**Problem details:**
Extract each line of the material that follows exactly and omit its pictures.
------------
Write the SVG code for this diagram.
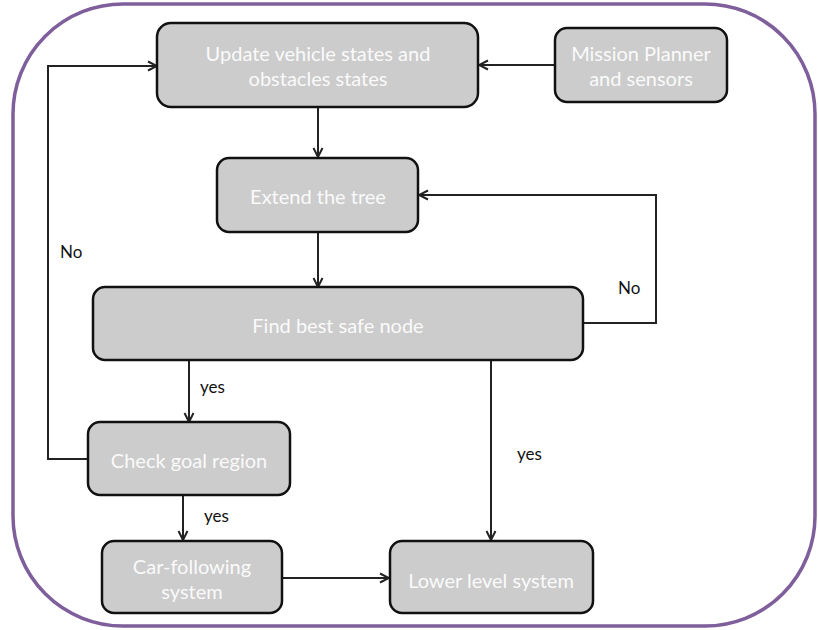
<svg xmlns="http://www.w3.org/2000/svg" width="818" height="630" viewBox="0 0 818 630">
  <style>
    .box { fill: #cccccc; stroke: #111111; stroke-width: 2.5; }
    .lbl { font-family: Lato, "Open Sans", sans-serif; font-size: 20px; fill: #fafafa; text-anchor: middle; }
    .note { font-family: Lato, "Open Sans", sans-serif; font-size: 17px; fill: #111111; }
    .wire { fill: none; stroke: #222222; stroke-width: 2; }
  </style>
  <defs>
    <marker id="arrow" viewBox="0 0 12 12" refX="11" refY="6" markerWidth="12" markerHeight="12" markerUnits="userSpaceOnUse" orient="auto">
      <path d="M2,1.5 L11,6 L2,10.5" fill="none" stroke="#222222" stroke-width="2"/>
    </marker>
  </defs>

  <rect width="818" height="630" fill="#ffffff"/>
  <!-- outer frame -->
  <rect x="13" y="4" width="802" height="622" rx="110" ry="110" fill="none" stroke="#7f5f9b" stroke-width="3.5"/>

  <g id="connectors">
    <path class="wire" d="M555,65 H479" marker-end="url(#arrow)"/>
    <path class="wire" d="M318,108 V157" marker-end="url(#arrow)"/>
    <path class="wire" d="M318,232 V287" marker-end="url(#arrow)"/>
    <path class="wire" d="M583,323 H656 V195 H419" marker-end="url(#arrow)"/>
    <path class="wire" d="M88,459 H48 V66 H157" marker-end="url(#arrow)"/>
    <path class="wire" d="M189,360 V422" marker-end="url(#arrow)"/>
    <path class="wire" d="M183,495 V540" marker-end="url(#arrow)"/>
    <path class="wire" d="M491,360 V540" marker-end="url(#arrow)"/>
    <path class="wire" d="M282,578 H389" marker-end="url(#arrow)"/>
    <text class="note" x="60" y="258">No</text>
    <text class="note" x="618" y="294">No</text>
    <text class="note" x="200" y="393">yes</text>
    <text class="note" x="204" y="522">yes</text>
    <text class="note" x="517" y="460">yes</text>
  </g>

  <g id="update">
    <rect class="box" x="157" y="23" width="321" height="84" rx="14"/>
    <text class="lbl" x="318" y="61">Update vehicle states and</text>
    <text class="lbl" x="318" y="86">obstacles states</text>
  </g>
  <g id="mission">
    <rect class="box" x="555" y="28" width="172" height="74" rx="12"/>
    <text class="lbl" x="641" y="61">Mission Planner</text>
    <text class="lbl" x="641" y="86">and sensors</text>
  </g>
  <g id="extend">
    <rect class="box" x="217" y="158" width="201" height="74" rx="12"/>
    <text class="lbl" x="318" y="204">Extend the tree</text>
  </g>
  <g id="find">
    <rect class="box" x="93" y="287" width="490" height="73" rx="12"/>
    <text class="lbl" x="338" y="333">Find best safe node</text>
  </g>
  <g id="check">
    <rect class="box" x="88" y="422" width="202" height="73" rx="12"/>
    <text class="lbl" x="189" y="468">Check goal region</text>
  </g>
  <g id="carfollow">
    <rect class="box" x="102" y="541" width="180" height="72" rx="12"/>
    <text class="lbl" x="192" y="574">Car-following</text>
    <text class="lbl" x="192" y="599">system</text>
  </g>
  <g id="lower">
    <rect class="box" x="390" y="541" width="203" height="72" rx="12"/>
    <text class="lbl" x="491" y="588">Lower level system</text>
  </g>
</svg>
------------
**Full response:**
Write the SVG code for this diagram.
<svg xmlns="http://www.w3.org/2000/svg" width="818" height="630" viewBox="0 0 818 630">
  <style>
    .box { fill: #cccccc; stroke: #111111; stroke-width: 2.5; }
    .lbl { font-family: Lato, "Open Sans", sans-serif; font-size: 20px; fill: #fafafa; text-anchor: middle; }
    .note { font-family: Lato, "Open Sans", sans-serif; font-size: 17px; fill: #111111; }
    .wire { fill: none; stroke: #222222; stroke-width: 2; }
  </style>
  <defs>
    <marker id="arrow" viewBox="0 0 12 12" refX="11" refY="6" markerWidth="12" markerHeight="12" markerUnits="userSpaceOnUse" orient="auto">
      <path d="M2,1.5 L11,6 L2,10.5" fill="none" stroke="#222222" stroke-width="2"/>
    </marker>
  </defs>

  <rect width="818" height="630" fill="#ffffff"/>
  <!-- outer frame -->
  <rect x="13" y="4" width="802" height="622" rx="110" ry="110" fill="none" stroke="#7f5f9b" stroke-width="3.5"/>

  <g id="connectors">
    <path class="wire" d="M555,65 H479" marker-end="url(#arrow)"/>
    <path class="wire" d="M318,108 V157" marker-end="url(#arrow)"/>
    <path class="wire" d="M318,232 V287" marker-end="url(#arrow)"/>
    <path class="wire" d="M583,323 H656 V195 H419" marker-end="url(#arrow)"/>
    <path class="wire" d="M88,459 H48 V66 H157" marker-end="url(#arrow)"/>
    <path class="wire" d="M189,360 V422" marker-end="url(#arrow)"/>
    <path class="wire" d="M183,495 V540" marker-end="url(#arrow)"/>
    <path class="wire" d="M491,360 V540" marker-end="url(#arrow)"/>
    <path class="wire" d="M282,578 H389" marker-end="url(#arrow)"/>
    <text class="note" x="60" y="258">No</text>
    <text class="note" x="618" y="294">No</text>
    <text class="note" x="200" y="393">yes</text>
    <text class="note" x="204" y="522">yes</text>
    <text class="note" x="517" y="460">yes</text>
  </g>

  <g id="update">
    <rect class="box" x="157" y="23" width="321" height="84" rx="14"/>
    <text class="lbl" x="318" y="61">Update vehicle states and</text>
    <text class="lbl" x="318" y="86">obstacles states</text>
  </g>
  <g id="mission">
    <rect class="box" x="555" y="28" width="172" height="74" rx="12"/>
    <text class="lbl" x="641" y="61">Mission Planner</text>
    <text class="lbl" x="641" y="86">and sensors</text>
  </g>
  <g id="extend">
    <rect class="box" x="217" y="158" width="201" height="74" rx="12"/>
    <text class="lbl" x="318" y="204">Extend the tree</text>
  </g>
  <g id="find">
    <rect class="box" x="93" y="287" width="490" height="73" rx="12"/>
    <text class="lbl" x="338" y="333">Find best safe node</text>
  </g>
  <g id="check">
    <rect class="box" x="88" y="422" width="202" height="73" rx="12"/>
    <text class="lbl" x="189" y="468">Check goal region</text>
  </g>
  <g id="carfollow">
    <rect class="box" x="102" y="541" width="180" height="72" rx="12"/>
    <text class="lbl" x="192" y="574">Car-following</text>
    <text class="lbl" x="192" y="599">system</text>
  </g>
  <g id="lower">
    <rect class="box" x="390" y="541" width="203" height="72" rx="12"/>
    <text class="lbl" x="491" y="588">Lower level system</text>
  </g>
</svg>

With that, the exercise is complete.